• [Short task] Copy the data exactly; pictures stay out of the copy.

• [Given data]
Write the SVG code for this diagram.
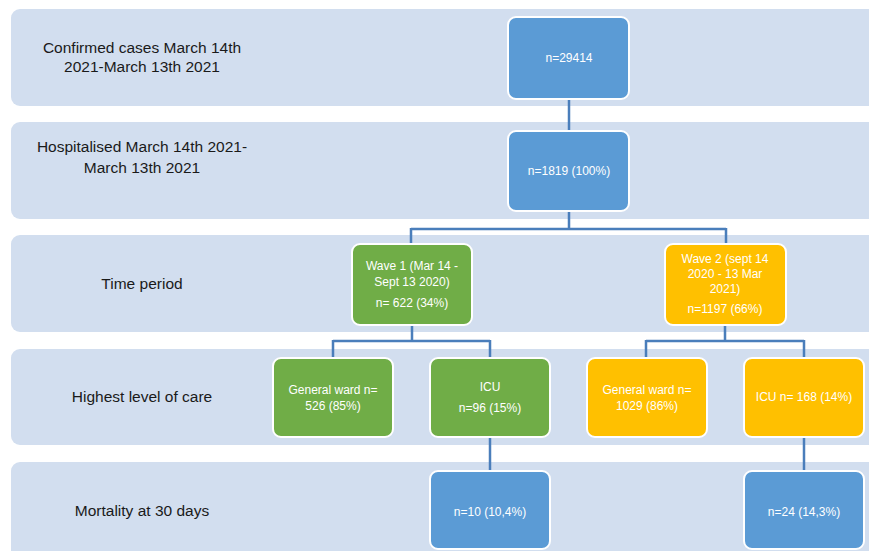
<svg xmlns="http://www.w3.org/2000/svg" width="869" height="551" viewBox="0 0 869 551">
<style>
.band{fill:#D2DEEF;}
.lbl{font-family:"Liberation Sans",Arial,sans-serif;font-size:15.5px;fill:#1a1a1a;text-anchor:middle;}
.nt{font-family:"Liberation Sans",Arial,sans-serif;font-size:12px;fill:#ffffff;text-anchor:middle;}
.blue{fill:#5B9BD5;stroke:#ffffff;stroke-width:2;}
.green{fill:#70AD47;stroke:#ffffff;stroke-width:2;}
.yellow{fill:#FFC000;stroke:#ffffff;stroke-width:2;}
.con{fill:none;stroke:#4A7EBB;stroke-width:2.5;}
</style>
<rect width="869" height="551" fill="#ffffff"/>
<g id="bands">
<rect class="band" x="11" y="9" width="880" height="97" rx="9"/>
<rect class="band" x="11" y="122" width="880" height="97" rx="9"/>
<rect class="band" x="11" y="235" width="880" height="97" rx="9"/>
<rect class="band" x="11" y="349" width="880" height="96" rx="9"/>
<rect class="band" x="11" y="462" width="880" height="110" rx="9"/>
</g>
<g id="row-labels">
<text class="lbl" x="142" y="53">Confirmed cases March 14th</text>
<text class="lbl" x="142" y="72">2021-March 13th 2021</text>
<text class="lbl" x="142" y="152">Hospitalised March 14th 2021-</text>
<text class="lbl" x="142" y="173">March 13th 2021</text>
<text class="lbl" x="142" y="289">Time period</text>
<text class="lbl" x="142" y="402">Highest level of care</text>
<text class="lbl" x="142" y="516">Mortality at 30 days</text>
</g>
<g id="connectors">
<path class="con" d="M569 99 V131"/>
<path class="con" d="M569 211 V229 M411 229 H726 M411 228 V244 M726 228 V244"/>
<path class="con" d="M412 325 V341 M333 341 H490 M333 340 V358 M490 340 V358"/>
<path class="con" d="M725 325 V341 M646 341 H804 M646 340 V358 M804 340 V358"/>
<path class="con" d="M490 437 V471"/>
<path class="con" d="M804 437 V471"/>
</g>
<g id="n-confirmed">
<rect class="blue" x="508" y="17" width="121" height="82" rx="8"/>
<text class="nt" x="569" y="62">n=29414</text>
</g>
<g id="n-hospitalised">
<rect class="blue" x="508" y="131" width="121" height="80" rx="8"/>
<text class="nt" x="569" y="175">n=1819 (100%)</text>
</g>
<g id="n-wave1">
<rect class="green" x="352" y="244" width="120" height="81" rx="8"/>
<text class="nt" x="412" y="270">Wave 1 (Mar 14 -</text>
<text class="nt" x="412" y="286">Sept 13 2020)</text>
<text class="nt" x="412" y="307">n= 622 (34%)</text>
</g>
<g id="n-wave2">
<rect class="yellow" x="665" y="244" width="121" height="81" rx="8"/>
<text class="nt" x="725" y="263">Wave 2 (sept 14</text>
<text class="nt" x="725" y="278">2020 - 13 Mar</text>
<text class="nt" x="725" y="293">2021)</text>
<text class="nt" x="725" y="313">n=1197 (66%)</text>
</g>
<g id="n-gw1">
<rect class="green" x="273" y="358" width="120" height="79" rx="8"/>
<text class="nt" x="333" y="394">General ward n=</text>
<text class="nt" x="333" y="410">526 (85%)</text>
</g>
<g id="n-icu1">
<rect class="green" x="430" y="358" width="120" height="79" rx="8"/>
<text class="nt" x="490" y="391">ICU</text>
<text class="nt" x="490" y="412">n=96 (15%)</text>
</g>
<g id="n-gw2">
<rect class="yellow" x="587" y="358" width="120" height="79" rx="8"/>
<text class="nt" x="647" y="394">General ward n=</text>
<text class="nt" x="647" y="410">1029 (86%)</text>
</g>
<g id="n-icu2">
<rect class="yellow" x="744" y="358" width="120" height="79" rx="8"/>
<text class="nt" x="804" y="401">ICU n= 168 (14%)</text>
</g>
<g id="n-mort1">
<rect class="blue" x="430" y="471" width="120" height="78" rx="8"/>
<text class="nt" x="490" y="516">n=10 (10,4%)</text>
</g>
<g id="n-mort2">
<rect class="blue" x="744" y="471" width="120" height="78" rx="8"/>
<text class="nt" x="804" y="516">n=24 (14,3%)</text>
</g>
</svg>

• [Written solution]
Write the SVG code for this diagram.
<svg xmlns="http://www.w3.org/2000/svg" width="869" height="551" viewBox="0 0 869 551">
<style>
.band{fill:#D2DEEF;}
.lbl{font-family:"Liberation Sans",Arial,sans-serif;font-size:15.5px;fill:#1a1a1a;text-anchor:middle;}
.nt{font-family:"Liberation Sans",Arial,sans-serif;font-size:12px;fill:#ffffff;text-anchor:middle;}
.blue{fill:#5B9BD5;stroke:#ffffff;stroke-width:2;}
.green{fill:#70AD47;stroke:#ffffff;stroke-width:2;}
.yellow{fill:#FFC000;stroke:#ffffff;stroke-width:2;}
.con{fill:none;stroke:#4A7EBB;stroke-width:2.5;}
</style>
<rect width="869" height="551" fill="#ffffff"/>
<g id="bands">
<rect class="band" x="11" y="9" width="880" height="97" rx="9"/>
<rect class="band" x="11" y="122" width="880" height="97" rx="9"/>
<rect class="band" x="11" y="235" width="880" height="97" rx="9"/>
<rect class="band" x="11" y="349" width="880" height="96" rx="9"/>
<rect class="band" x="11" y="462" width="880" height="110" rx="9"/>
</g>
<g id="row-labels">
<text class="lbl" x="142" y="53">Confirmed cases March 14th</text>
<text class="lbl" x="142" y="72">2021-March 13th 2021</text>
<text class="lbl" x="142" y="152">Hospitalised March 14th 2021-</text>
<text class="lbl" x="142" y="173">March 13th 2021</text>
<text class="lbl" x="142" y="289">Time period</text>
<text class="lbl" x="142" y="402">Highest level of care</text>
<text class="lbl" x="142" y="516">Mortality at 30 days</text>
</g>
<g id="connectors">
<path class="con" d="M569 99 V131"/>
<path class="con" d="M569 211 V229 M411 229 H726 M411 228 V244 M726 228 V244"/>
<path class="con" d="M412 325 V341 M333 341 H490 M333 340 V358 M490 340 V358"/>
<path class="con" d="M725 325 V341 M646 341 H804 M646 340 V358 M804 340 V358"/>
<path class="con" d="M490 437 V471"/>
<path class="con" d="M804 437 V471"/>
</g>
<g id="n-confirmed">
<rect class="blue" x="508" y="17" width="121" height="82" rx="8"/>
<text class="nt" x="569" y="62">n=29414</text>
</g>
<g id="n-hospitalised">
<rect class="blue" x="508" y="131" width="121" height="80" rx="8"/>
<text class="nt" x="569" y="175">n=1819 (100%)</text>
</g>
<g id="n-wave1">
<rect class="green" x="352" y="244" width="120" height="81" rx="8"/>
<text class="nt" x="412" y="270">Wave 1 (Mar 14 -</text>
<text class="nt" x="412" y="286">Sept 13 2020)</text>
<text class="nt" x="412" y="307">n= 622 (34%)</text>
</g>
<g id="n-wave2">
<rect class="yellow" x="665" y="244" width="121" height="81" rx="8"/>
<text class="nt" x="725" y="263">Wave 2 (sept 14</text>
<text class="nt" x="725" y="278">2020 - 13 Mar</text>
<text class="nt" x="725" y="293">2021)</text>
<text class="nt" x="725" y="313">n=1197 (66%)</text>
</g>
<g id="n-gw1">
<rect class="green" x="273" y="358" width="120" height="79" rx="8"/>
<text class="nt" x="333" y="394">General ward n=</text>
<text class="nt" x="333" y="410">526 (85%)</text>
</g>
<g id="n-icu1">
<rect class="green" x="430" y="358" width="120" height="79" rx="8"/>
<text class="nt" x="490" y="391">ICU</text>
<text class="nt" x="490" y="412">n=96 (15%)</text>
</g>
<g id="n-gw2">
<rect class="yellow" x="587" y="358" width="120" height="79" rx="8"/>
<text class="nt" x="647" y="394">General ward n=</text>
<text class="nt" x="647" y="410">1029 (86%)</text>
</g>
<g id="n-icu2">
<rect class="yellow" x="744" y="358" width="120" height="79" rx="8"/>
<text class="nt" x="804" y="401">ICU n= 168 (14%)</text>
</g>
<g id="n-mort1">
<rect class="blue" x="430" y="471" width="120" height="78" rx="8"/>
<text class="nt" x="490" y="516">n=10 (10,4%)</text>
</g>
<g id="n-mort2">
<rect class="blue" x="744" y="471" width="120" height="78" rx="8"/>
<text class="nt" x="804" y="516">n=24 (14,3%)</text>
</g>
</svg>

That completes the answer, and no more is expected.